Given problem
Extract, in full, the lines below, beginning at the first and ending with the line that contains "(0,0) rectangle (983,549);". Pictures do not belong in the copy.

## BEGIN

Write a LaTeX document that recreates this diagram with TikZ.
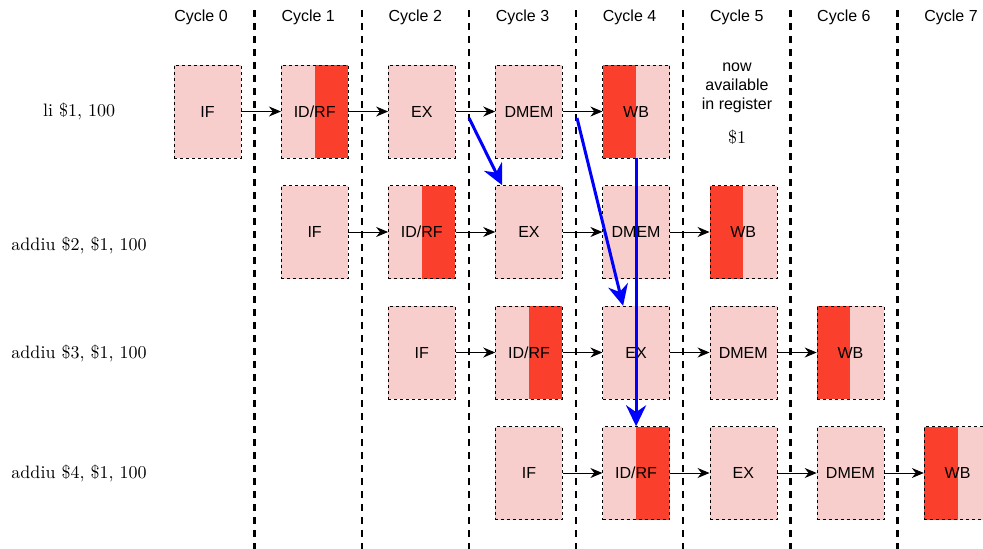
\documentclass[tikz,border=0pt]{standalone}
\usepackage{fontspec}
\newfontfamily\stagefont{Liberation Sans}
\newfontfamily\instrfont{lmroman10-regular}[Extension=.otf]
\usepackage{tikz}
\usetikzlibrary{arrows.meta}
\definecolor{stagepink}{RGB}{248,206,204}
\definecolor{regred}{RGB}{250,64,44}
\tikzstyle{stage} = [rectangle, draw, dashed, fill=stagepink,
    minimum width=67pt, minimum height=93pt, inner sep=0pt,
    font=\stagefont\fontsize{16}{19}\selectfont]
\tikzstyle{readreg} = [stage, path picture={\fill[regred]
    (path picture bounding box.north) rectangle (path picture bounding box.south east);}]
\tikzstyle{writereg} = [stage, path picture={\fill[regred]
    (path picture bounding box.north west) rectangle (path picture bounding box.south);}]
\tikzstyle{line} = [draw, line width=1pt, -{Stealth[length=12pt,width=10pt]}]
\tikzstyle{forward} = [draw, blue, line width=3pt, -{Stealth[length=21pt,width=20pt]}]
\tikzstyle{cyclelabel} = [font=\stagefont\fontsize{16}{19}\selectfont]
\tikzstyle{instr} = [font=\instrfont\fontsize{18}{21}\selectfont]
\tikzstyle{boundary} = [draw, line width=2.4pt, dash pattern=on 7pt off 6pt]

\begin{document}
\begin{tikzpicture}[x=1pt, y=-1pt, node distance=107.15pt]
\useasboundingbox (0,0) rectangle (983,549);

    % Cycle headers and boundaries
\node[cyclelabel] (c0) at (201,17) {Cycle 0};
\node[cyclelabel] (c1) at (308.2,17) {Cycle 1};
\node[cyclelabel] (c2) at (415.3,17) {Cycle 2};
\node[cyclelabel] (c3) at (522.5,17) {Cycle 3};
\node[cyclelabel] (c4) at (629.6,17) {Cycle 4};
\node[cyclelabel] (c5) at (736.8,17) {Cycle 5};
\node[cyclelabel] (c6) at (843.9,17) {Cycle 6};
\node[cyclelabel] (c7) at (951,17) {Cycle 7};
\path[boundary] (254.6,10) -- (254.6,549);
\path[boundary] (361.7,10) -- (361.7,549);
\path[boundary] (468.9,10) -- (468.9,549);
\path[boundary] (576,10) -- (576,549);
\path[boundary] (683.2,10) -- (683.2,549);
\path[boundary] (790.3,10) -- (790.3,549);
\path[boundary] (897.5,10) -- (897.5,549);

    % Instructions
\node[instr] (li) at (79,111) {li \$1, 100};
\node[instr] (add2) at (79,245) {addiu \$2, \$1, 100};
\node[instr] (add3) at (79,353) {addiu \$3, \$1, 100};
\node[instr] (add4) at (79,473) {addiu \$4, \$1, 100};

    % Place stages
\node[stage] (if0) at (207.5,111.5) {IF};
\node[readreg, right of=if0] (id0) {ID/RF};
\node[stage, right of=id0] (ex0) {EX};
\node[stage, right of=ex0] (mem0) {DMEM};
\node[writereg, right of=mem0] (wb0) {WB};

\node[stage, below of=id0, node distance=120.5pt] (if1) {IF};
\node[readreg, right of=if1] (id1) {ID/RF};
\node[stage, right of=id1] (ex1) {EX};
\node[stage, right of=ex1] (mem1) {DMEM};
\node[writereg, right of=mem1] (wb1) {WB};

\node[stage, below of=id1, node distance=120.5pt] (if2) {IF};
\node[readreg, right of=if2] (id2) {ID/RF};
\node[stage, right of=id2] (ex2) {EX};
\node[stage, right of=ex2] (mem2) {DMEM};
\node[writereg, right of=mem2] (wb2) {WB};

\node[stage, below of=id2, node distance=120.5pt] (if3) {IF};
\node[readreg, right of=if3] (id3) {ID/RF};
\node[stage, right of=id3] (ex3) {EX};
\node[stage, right of=ex3] (mem3) {DMEM};
\node[writereg, right of=mem3] (wb3) {WB};

\node[cyclelabel, align=center] (note) at (737,88) {now\\available\\in register};
\node[instr] (reg) at (737,137) {\$1};

    % Draw edges
\path [line] (if0) -- (id0);
\path [line] (id0) -- (ex0);
\path [line] (ex0) -- (mem0);
\path [line] (mem0) -- (wb0);
\path [line] (if1) -- (id1);
\path [line] (id1) -- (ex1);
\path [line] (ex1) -- (mem1);
\path [line] (mem1) -- (wb1);
\path [line] (if2) -- (id2);
\path [line] (id2) -- (ex2);
\path [line] (ex2) -- (mem2);
\path [line] (mem2) -- (wb2);
\path [line] (if3) -- (id3);
\path [line] (id3) -- (ex3);
\path [line] (ex3) -- (mem3);
\path [line] (mem3) -- (wb3);

    % Forwarding
\coordinate (fwd1) at (469,118);
\coordinate (fwd2) at (577,118);
\path [forward] (fwd1) -- ([xshift=7pt]ex1.north west);
\path [forward] (fwd2) -- ([xshift=-13pt]ex2.north);
\path [forward] (wb0.south) -- (id3.north);

\end{tikzpicture}
\end{document}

## END

Complete answer
Write a LaTeX document that recreates this diagram with TikZ.
\documentclass[tikz,border=0pt]{standalone}
\usepackage{fontspec}
\newfontfamily\stagefont{Liberation Sans}
\newfontfamily\instrfont{lmroman10-regular}[Extension=.otf]
\usepackage{tikz}
\usetikzlibrary{arrows.meta}
\definecolor{stagepink}{RGB}{248,206,204}
\definecolor{regred}{RGB}{250,64,44}
\tikzstyle{stage} = [rectangle, draw, dashed, fill=stagepink,
    minimum width=67pt, minimum height=93pt, inner sep=0pt,
    font=\stagefont\fontsize{16}{19}\selectfont]
\tikzstyle{readreg} = [stage, path picture={\fill[regred]
    (path picture bounding box.north) rectangle (path picture bounding box.south east);}]
\tikzstyle{writereg} = [stage, path picture={\fill[regred]
    (path picture bounding box.north west) rectangle (path picture bounding box.south);}]
\tikzstyle{line} = [draw, line width=1pt, -{Stealth[length=12pt,width=10pt]}]
\tikzstyle{forward} = [draw, blue, line width=3pt, -{Stealth[length=21pt,width=20pt]}]
\tikzstyle{cyclelabel} = [font=\stagefont\fontsize{16}{19}\selectfont]
\tikzstyle{instr} = [font=\instrfont\fontsize{18}{21}\selectfont]
\tikzstyle{boundary} = [draw, line width=2.4pt, dash pattern=on 7pt off 6pt]

\begin{document}
\begin{tikzpicture}[x=1pt, y=-1pt, node distance=107.15pt]
\useasboundingbox (0,0) rectangle (983,549);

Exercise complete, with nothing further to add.